Kamashiro defines ‘commonsense’ as aspects of daily life that have become so routine and so commonplace that they often go unquestioned or criticized.
This commonsensical notion draws heavily into our expectations of students within our classroom. What, then, makes a marvelous commonsensical student you might ask?
- A good student comes to class prepared to learn with the proper materials and utensils
- A good student sits quietly in his/her desk awaiting further instruction. Facing forward towards the teacher with hands and feet on/under his/her own desk.
- A good student achieves 80+ grades and hands in all assignments in a timely manner
- A good student is respectful of the school environment, classmates and teacher.
- A good student never questions or critiques the teacher.
- A good student displays ability and willingness to learn.
- A good student ALWAYS colors between the lines.

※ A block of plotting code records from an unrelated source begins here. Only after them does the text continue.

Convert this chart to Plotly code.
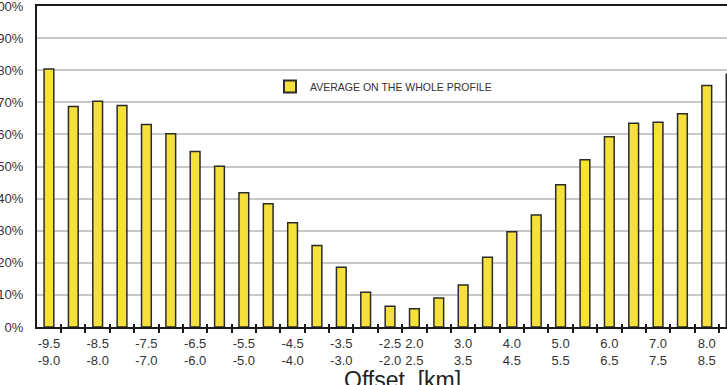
import plotly.graph_objects as go

# Offset bins (km): start of each 0.5 km bin
bin_from = [-9.5, -9.0, -8.5, -8.0, -7.5, -7.0, -6.5, -6.0, -5.5, -5.0,
            -4.5, -4.0, -3.5, -3.0, -2.5, 2.0, 2.5, 3.0, 3.5, 4.0,
            4.5, 5.0, 5.5, 6.0, 6.5, 7.0, 7.5, 8.0, 8.5]
bin_to = [-9.0, -8.5, -8.0, -7.5, -7.0, -6.5, -6.0, -5.5, -5.0, -4.5,
          -4.0, -3.5, -3.0, -2.5, -2.0, 2.5, 3.0, 3.5, 4.0, 4.5,
          5.0, 5.5, 6.0, 6.5, 7.0, 7.5, 8.0, 8.5, 9.0]
# Average on the whole profile (%)
average_pct = [80.4, 68.7, 70.3, 69.0, 63.1, 60.2, 54.7, 50.1, 41.8, 38.4,
               32.5, 25.4, 18.6, 10.8, 6.5, 5.7, 9.0, 13.1, 21.7, 29.7,
               34.9, 44.3, 52.1, 59.3, 63.5, 63.8, 66.4, 75.2, 78.7]
# Bins that carry a tick label
labelled_bins = [-9.5, -8.5, -7.5, -6.5, -5.5, -4.5, -3.5, -2.5,
                 2.0, 3.0, 4.0, 5.0, 6.0, 7.0, 8.0]
y_ticks = [0, 10, 20, 30, 40, 50, 60, 70, 80, 90, 100]

series_name = "AVERAGE ON THE WHOLE PROFILE"
x_title = "Offset  [km]"

pos = list(range(len(bin_from)))
label_pos = [bin_from.index(b) for b in labelled_bins]
label_text = [f"{bin_from[i]:.1f}<br>{bin_to[i]:.1f}" for i in label_pos]
boundaries = [p + 0.5 for p in pos]

FONT = "Liberation Sans, Arial, Helvetica, sans-serif"
W, H = 727, 385
ML, MT, MB, MR = 37, 6, 58, 0
PW, PH = W - ML - MR, H - MT - MB

fig = go.Figure()
fig.add_trace(go.Bar(
    x=pos, y=average_pct, name=series_name, width=0.4,
    marker=dict(color="#F6E03C", line=dict(color="#2b2b2b", width=1.5)),
    showlegend=True,
))

xr = [-0.49, 27.83]
fig.update_layout(
    width=W, height=H,
    margin=dict(l=ML, r=MR, t=MT, b=MB, autoexpand=False),
    paper_bgcolor="white", plot_bgcolor="white",
    font=dict(family=FONT, size=13, color="#333333"),
    bargap=0.5,
    showlegend=True,
    legend=dict(x=(270 - ML) / PW, y=(327 - 72) / PH, xanchor="left", yanchor="top",
                bgcolor="rgba(0,0,0,0)", font=dict(size=10.5, color="#333333"),
                itemsizing="constant"),
    xaxis=dict(
        range=xr, tickmode="array", tickvals=label_pos, ticktext=label_text,
        ticks="", showgrid=False, zeroline=False,
        showline=True, linecolor="#1a1a1a", linewidth=2, mirror=True,
        ticklabelstandoff=3, ticklabeloverflow="allow",
        minor=dict(tickmode="array", tickvals=boundaries, ticks="outside",
                   ticklen=4, tickwidth=1.5, tickcolor="#1a1a1a", showgrid=False),
        automargin=False,
    ),
    xaxis2=dict(
        range=xr, overlaying="x", side="bottom", anchor="y",
        tickmode="array", tickvals=boundaries, ticks="inside", ticklen=3,
        tickwidth=1.5, tickcolor="#1a1a1a", showticklabels=False,
        showgrid=False, zeroline=False, showline=False, automargin=False,
    ),
    yaxis=dict(
        range=[0, 100], tickmode="array", tickvals=y_ticks,
        ticktext=[f"{v}%" for v in y_ticks],
        showgrid=True, gridcolor="#c8c8c8", gridwidth=1.5,
        zeroline=False, showline=True, linecolor="#1a1a1a", linewidth=2,
        ticks="", ticklabelstandoff=9, ticklabeloverflow="allow",
        automargin=False,
    ),
    annotations=[dict(
        text=x_title, xref="paper", yref="paper",
        x=(402 - ML) / PW, y=-(365 - 327) / PH,
        xanchor="center", yanchor="top", showarrow=False,
        font=dict(size=23, color="#222222", family=FONT),
    )],
)
# invisible trace to activate xaxis2 ticks
fig.add_trace(go.Scatter(x=[pos[0]], y=[0], xaxis="x2", mode="markers",
                         marker=dict(opacity=0), showlegend=False, hoverinfo="skip"))

fig.write_html("out.html")
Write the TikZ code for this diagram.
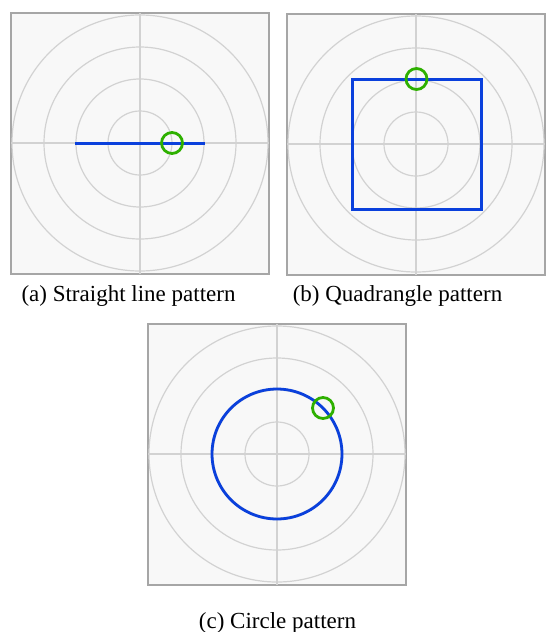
\documentclass[tikz,border=0pt]{standalone}
\usepackage{fontspec}
\setmainfont{Liberation Serif}
\definecolor{bgpanel}{HTML}{F8F8F8}
\definecolor{framec}{HTML}{A6A6A6}
\definecolor{gridc}{HTML}{D2D2D2}
\definecolor{pathblue}{HTML}{0A40DC}
\definecolor{markgreen}{HTML}{2EB000}
\tikzset{
  panelbox/.style={fill=bgpanel, draw=framec, line width=1.3pt},
  gridline/.style={draw=gridc, line width=1.2pt},
  bluepath/.style={draw=pathblue, line width=2.8pt},
  greenmark/.style={draw=markgreen, line width=2.8pt},
  caption/.style={anchor=base, font=\fontsize{23}{26}\selectfont, inner sep=0pt}
}
\newcommand{\polarpanel}[2]{%
  \draw[panelbox] (#1-129,#2-130) rectangle (#1+129,#2+131);
  \foreach \r in {32,64,96,128} \draw[gridline] (#1,#2) circle[radius=\r pt];
  \draw[gridline] (#1-129,#2) -- (#1+129,#2);
  \draw[gridline] (#1,#2-130) -- (#1,#2+131);
}
\begin{document}
\begin{tikzpicture}[x=1pt,y=-1pt]
\useasboundingbox (0,0) rectangle (546,632);
% panel (a)
\polarpanel{140}{143}
\draw[bluepath] (75,143.3) -- (205,143.3);
\draw[greenmark] (172,143) circle[radius=10.5pt];
% panel (b)
\polarpanel{416}{144}
\draw[bluepath] (352.3,79.3) -- (481.3,79.3) -- (481.3,209.3) -- (352.3,209.3) -- cycle;
\draw[greenmark] (416.5,79) circle[radius=10.5pt];
% panel (c)
\polarpanel{277}{454}
\draw[bluepath] (277,454) circle[radius=65pt];
\draw[greenmark] (323,408) circle[radius=10.5pt];
% captions
\node[caption] (capa) at (128.5,301) {(a) Straight line pattern};
\node[caption] (capb) at (397.5,301) {(b) Quadrangle pattern};
\node[caption] (capc) at (277.5,628) {(c) Circle pattern};
\end{tikzpicture}
\end{document}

- A good student will always say the right things in the right ways
Privilege definitely lies beneath the surface of these commonsensical views. People who are easily capable of conforming these ideals will tend to smooth sail through the education system and help to boost the confidence of the curriculum makers. What happens to those individuals who slip through the cracks? The ones that don’t easily conform to the requirements listed above?
- Feelings of guilt
- Acting out/disrupting
- Low self-esteem
- Feelings of inadequacy
The list goes on and on and I think the most alarming thing that happens is that individual believes that it was their fault and that it was them that failed. When in reality, it was the system and the teacher that failed to alter the curriculum to best suit the needs of certain individual learners.
Not everyone can alter their nature to fit neatly into a cookie cutter mold that wasn’t designed with them in mind.